Filip Sęk, a Test Engineer based in Polonia Aero in Zielonka, moved to Czech Republic for more than a year. “It took me about a week to talk it through with my wife and I decided to join the Catalyst testing team. Even though I have a wide experience with engine components testing, it’s been my first opportunity to test the whole engine, and even to be part of the engine certification”, Sęk says.
Filip Sęk is a vital part of the longest running certification test in the Catalyst program. Initial Maintenance Interval (IMI) is a test in which the engine operates in ground conditions, simulating its work in the air. After almost 1 year and a half, this crucial phase of the testing campaign is about to be completed. “What we do is a piece of a puzzle. It’s hard to describe what you feel seeing the engine you helped build flying in the sky. I’m proud and honored at the same time” Filip confesses.

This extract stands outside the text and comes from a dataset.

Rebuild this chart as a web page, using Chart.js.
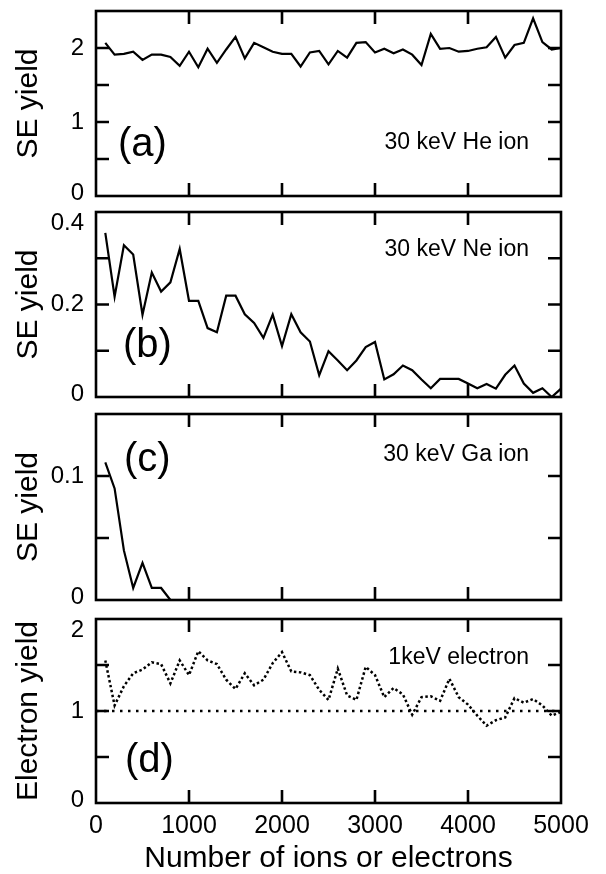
<!DOCTYPE html>
<html><head><meta charset="utf-8">
<script src="https://cdn.jsdelivr.net/npm/chart.js@4"></script>
<style>
html,body{margin:0;padding:0;background:#fff;}
#wrap{position:relative;width:606px;height:874px;background:#fff;}
canvas{position:absolute;left:0;}
</style></head>
<body><div id="wrap">
<canvas id="ca" width="606" height="204" style="top:0px;width:606px;height:204px"></canvas>
<canvas id="cb" width="606" height="201" style="top:204px;width:606px;height:201px"></canvas>
<canvas id="cc" width="606" height="203" style="top:405px;width:606px;height:203px"></canvas>
<canvas id="cd" width="606" height="266" style="top:608px;width:606px;height:266px"></canvas>
</div>
<script>
// ---- data ----
const counts = [100,200,300,400,500,600,700,800,900,1000,
  1100,1200,1300,1400,1500,1600,1700,1800,1900,2000,
  2100,2200,2300,2400,2500,2600,2700,2800,2900,3000,
  3100,3200,3300,3400,3500,3600,3700,3800,3900,4000,
  4100,4200,4300,4400,4500,4600,4700,4800,4900,5000];
const heYield = [2.07,1.91,1.92,1.95,1.84,1.91,1.91,1.88,1.76,1.95,
  1.74,1.99,1.80,1.98,2.15,1.86,2.07,2.01,1.95,1.92,
  1.92,1.75,1.94,1.96,1.78,1.96,1.87,2.07,2.08,1.94,
  1.99,1.93,1.98,1.91,1.77,2.19,1.99,2.00,1.95,1.96,
  1.99,2.01,2.15,1.87,2.04,2.07,2.40,2.08,1.98,2.00];
const neYield = [0.355,0.217,0.328,0.308,0.178,0.269,0.228,0.248,0.320,0.208,
  0.208,0.149,0.140,0.219,0.219,0.179,0.160,0.128,0.178,0.110,
  0.179,0.140,0.120,0.047,0.099,0.079,0.058,0.079,0.108,0.119,
  0.038,0.049,0.068,0.058,0.038,0.019,0.039,0.039,0.039,0.029,
  0.019,0.028,0.018,0.048,0.068,0.029,0.009,0.019,0.000,0.018];
const gaCounts = [100,200,300,400,500,600,700,800];
const gaYield = [0.111,0.090,0.040,0.0097,0.030,0.0097,0.0097,0.000];
const electronYield = [1.55,1.06,1.27,1.41,1.45,1.53,1.51,1.30,1.55,1.39,
  1.65,1.55,1.51,1.34,1.24,1.41,1.28,1.34,1.52,1.64,
  1.43,1.42,1.39,1.23,1.12,1.46,1.17,1.12,1.48,1.39,
  1.15,1.25,1.18,0.96,1.15,1.16,1.11,1.35,1.15,1.07,
  0.95,0.84,0.90,0.93,1.14,1.09,1.13,1.06,0.95,0.99];
const refX = [0, 5000];
const refY = [1, 1];

const xTicks = [0,1000,2000,3000,4000,5000];
const xMarks = [1000,2000,3000,4000];
const yTicksA = [0,1,2];      const yMarksA = [0.5,1,1.5,2];
const yTicksB = [0,0.2,0.4];  const yMarksB = [0.1,0.2,0.3];
const yTicksC = [0,0.1];      const yMarksC = [0.05,0.1];
const yTicksD = [0,1,2];      const yMarksD = [0.5,1,1.5];

const FONT = '"Liberation Sans", Arial, Helvetica, sans-serif';

function pts(xs, ys){ return xs.map((x,i)=>({x:x, y:ys[i]})); }

const framePlugin = {
  id: 'frame',
  beforeDraw(chart){
    const s = chart.scales.y;
    const items = s.getLabelItems();
    items.forEach((it,i)=>{
      if (it._adj || !it.options || !it.options.translation) return;
      it._adj = true;
      const t = s.ticks[i];
      if (!t) return;
      if (t.value === s.max) it.options.translation[1] += 11;
      else if (t.value === s.min) it.options.translation[1] -= 2.5;
    });
  },
  afterDatasetsDraw(chart, args, o){
    const {ctx, chartArea:a, scales:{x, y}} = chart;
    ctx.save();
    ctx.strokeStyle = '#000';
    ctx.lineWidth = 2.6;
    ctx.strokeRect(a.left, a.top, a.right-a.left, a.bottom-a.top);
    const L = 13;
    ctx.beginPath();
    o.xMarks.forEach(v=>{
      const p = x.getPixelForValue(v);
      ctx.moveTo(p, a.top); ctx.lineTo(p, a.top+L);
      ctx.moveTo(p, a.bottom); ctx.lineTo(p, a.bottom-L);
    });
    o.yMarks.forEach(v=>{
      const p = y.getPixelForValue(v);
      ctx.moveTo(a.left, p); ctx.lineTo(a.left+L, p);
      ctx.moveTo(a.right, p); ctx.lineTo(a.right-L, p);
    });
    ctx.stroke();
    ctx.fillStyle = '#000';
    ctx.textBaseline = 'middle';
    ctx.textAlign = 'left';
    ctx.font = '40px ' + FONT;
    ctx.fillText(o.letter, a.left + o.letterDx, a.top + o.letterDy);
    ctx.textAlign = 'right';
    ctx.font = '23px ' + FONT;
    ctx.fillText(o.note, a.right - 32, a.top + o.noteDy);
    ctx.restore();
  }
};

function makeChart(id, c){
  return new Chart(document.getElementById(id), {
    type: 'line',
    data: { datasets: c.datasets },
    options: {
      responsive: false, animation: false,
      layout: { padding: { left: 0, right: 45, top: c.padTop, bottom: c.padBottom } },
      plugins: {
        legend: { display: false }, tooltip: { enabled: false },
        frame: { xMarks: xMarks, yMarks: c.yMarks, letter: c.letter, letterDx: c.letterDx,
                 letterDy: c.letterDy, note: c.note, noteDy: c.noteDy }
      },
      scales: {
        x: {
          type: 'linear', min: 0, max: 5000, display: c.showX,
          border: { display: false },
          grid: { display: false, drawTicks: false },
          afterBuildTicks: s => { s.ticks = xTicks.map(v=>({value:v})); },
          afterFit: s => { if (c.showX) { s.height = 71; } s.paddingLeft = 0; s.paddingRight = 0; },
          ticks: { color: '#000', padding: 8, maxRotation: 0, autoSkip: false,
                   font: { family: FONT, size: 25 }, callback: v => String(v) },
          title: { display: c.showX, text: 'Number of ions or electrons', color: '#000',
                   font: { family: FONT, size: 30, lineHeight: 1 }, padding: { top: 0, bottom: 0 } }
        },
        y: {
          type: 'linear', min: 0, max: c.yMax,
          border: { display: false },
          grid: { display: false, drawTicks: false },
          afterBuildTicks: s => { s.ticks = c.yTicks.map(v=>({value:v})); },
          afterFit: s => { s.width = 96; s.paddingTop = 0; s.paddingBottom = 0; },
          ticks: { color: '#000', padding: 12, autoSkip: false,
                   font: { family: FONT, size: 24 }, callback: v => String(v) },
          title: { display: true, text: c.yTitle, color: '#000',
                   font: { family: FONT, size: 30 }, padding: { top: 11, bottom: 0 } }
        }
      }
    },
    plugins: [framePlugin]
  });
}

const solid = (d) => ({ data: d, borderColor: '#000', borderWidth: 2.2, pointRadius: 0, tension: 0, fill: false });

makeChart('ca', { datasets: [solid(pts(counts, heYield))], padTop: 11, padBottom: 8, yMax: 2.5,
  yTicks: yTicksA, yMarks: yMarksA, yTitle: 'SE yield', showX: false,
  letter: '(a)', letterDx: 22, letterDy: 134, note: '30 keV He ion', noteDy: 132 });

makeChart('cb', { datasets: [solid(pts(counts, neYield))], padTop: 8, padBottom: 8, yMax: 0.4,
  yTicks: yTicksB, yMarks: yMarksB, yTitle: 'SE yield', showX: false,
  letter: '(b)', letterDx: 27, letterDy: 134, note: '30 keV Ne ion', noteDy: 38 });

makeChart('cc', { datasets: [solid(pts(gaCounts, gaYield))], padTop: 9, padBottom: 8, yMax: 0.15,
  yTicks: yTicksC, yMarks: yMarksC, yTitle: 'SE yield', showX: false,
  letter: '(c)', letterDx: 28, letterDy: 46, note: '30 keV Ga ion', noteDy: 41 });

makeChart('cd', { datasets: [
    { data: pts(counts, electronYield), borderColor: '#000', borderWidth: 2.5, borderDash: [2.5, 2.5],
      pointRadius: 0, tension: 0, fill: false },
    { data: pts(refX, refY), borderColor: '#000', borderWidth: 2.5, borderDash: [2.5, 5.5],
      pointRadius: 0, tension: 0, fill: false }
  ], padTop: 11, padBottom: 0, yMax: 2,
  yTicks: yTicksD, yMarks: yMarksD, yTitle: 'Electron yield', showX: true,
  letter: '(d)', letterDx: 29, letterDy: 142, note: '1keV electron', noteDy: 39 });
</script>
</body></html>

Catalyst was the best engineering adventure that could happen to a group of technical experts, according to Tomasz Bulsiewicz. “To me, the very first start of the engine was the most thrilling moment. Something you couldn’t feel it so profoundly during the design phase. Seeing the airfoils not only designed but also manufactured here in Poland made us so proud, as well as listening to the first roar of the engine. A perfect culmination of years of hard work”.
"Seeing the airfoils not only designed but also manufactured here in Poland made us so proud, as well as listening to the first roar of the engine... a perfect culmination of years of hard work”
The European engineers’ efforts - from Poland to Italy and Germany up to Czech Republic - are now fully focused on the Catalyst certification, as the future looks bright for this new turboprop engine: along with the launch customer, Textron, also Airbus already chose the military version of the Catalyst engine to power the Eurodrone unmanned aerial system.
Clearly, Catalyst didn’t go unnoticed on the Polish market. “We already had two serious inquiries from Polish companies that wanted to make an airplane here in Poland using our engine. My personal dream would be for the Catalyst to become a part of an aircraft made entirely in Poland. Right now, we’re totally dedicated to the next steps – engine production and integration – for the Beechcraft Denali” concludes Biskupski.